Posted by Nydia Streets of Streets Law in Florida Child Support

Usually when a parent seeks to modify child support in Florida, the court can modify the child support retroactive to the date the parent filed the petition for modification. There is an exception, however, which has to do with time-sharing. This was an issue in the case Hardwick v. Smith, 1D2022-3853 (Fla. 1st DCA December 27, 2023).

While the parties originally had a parenting plan which gave the mother primary residential care of their minor child, they later agreed for the father to have primary residential care of the child. The father did not seek modification of child support when the time-sharing was altered. Over a year later, the father sought modification, and the court only granted it retroactive to the date he filed his petition, rather than the date the child began primarily living with him. The court reasoned that the Florida Statutes did not authorize retroactive modification under these circumstances because it deemed the father to be a noncustodial parent. The father appealed.

The appellate court first noted that the statute does not define custodial and non-custodial parents: “In determining which parent is ‘custodial’ versus ‘noncustodial’ under § 61.30(11)(c), we consider the parties’ reallife situation and who is caring for the minor child.

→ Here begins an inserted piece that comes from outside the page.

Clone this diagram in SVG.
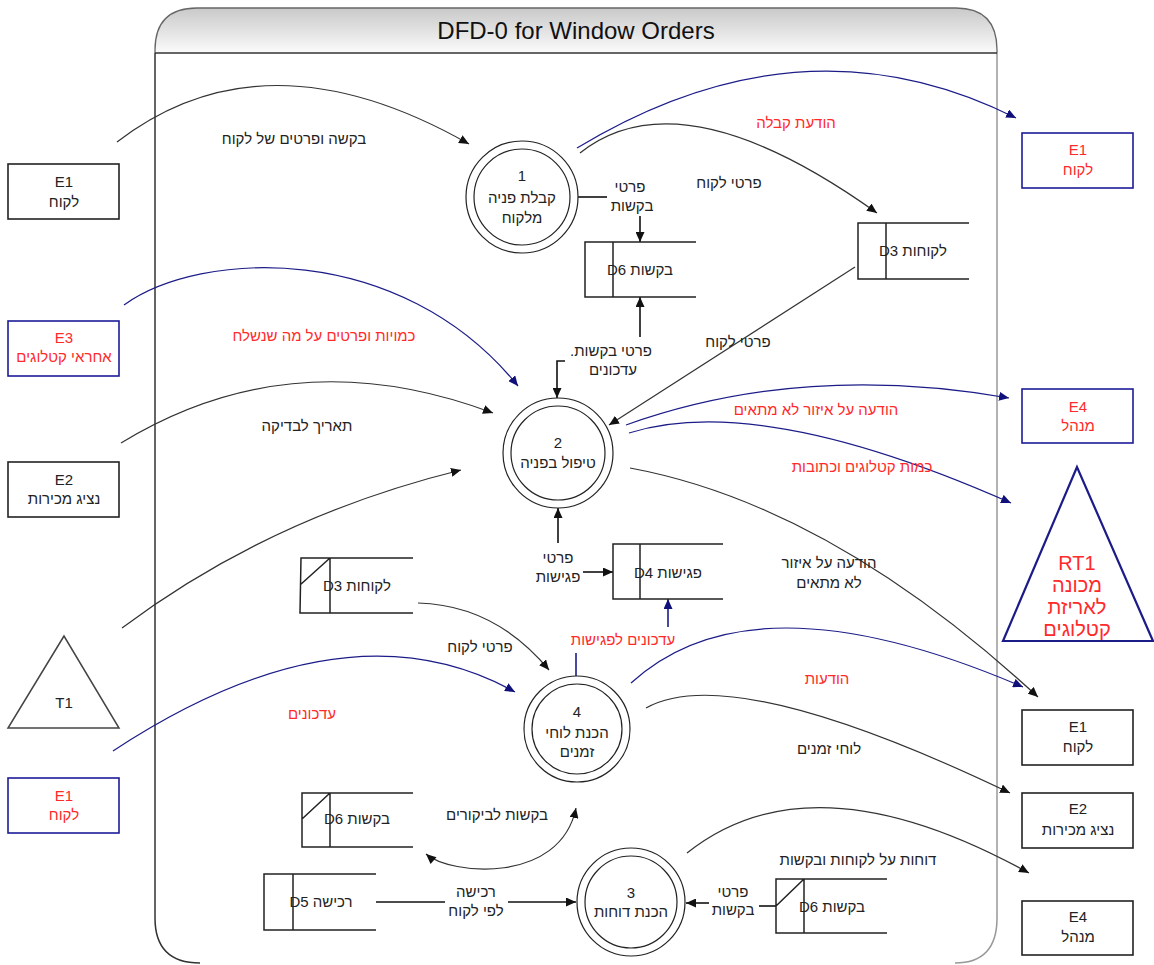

The party who is caring for and providing for the child’s basic everyday needs is the ‘custodial’ parent. See Hallberg v. State, 649 So. 2d 1355, 1357-58 (Fla. 1994) (concluding ‘that the term ‘custodial,’ absent a statutory definition, must be construed in accordance with the commonly understood definition as one having custody and control of another’; connoting ‘a duty or obligation to care’).”

Citing Fla. Stat. 61.13(11)(c) the appellate court reasoned the mother “became ‘the noncustodial parent [who] . . . failed to regularly exercise the court-ordered or agreed time-sharing schedule.” [. . .] Accordingly, [the father] qualified under the statute for retroactive modification from the date the child began to live with him full time, dependent upon the trial court’s determination of the parties’ comparative financial abilities.” The matter was reversed and remanded with instructions to award child support retroactive to the date the mother first stopped exercising regular time-sharing.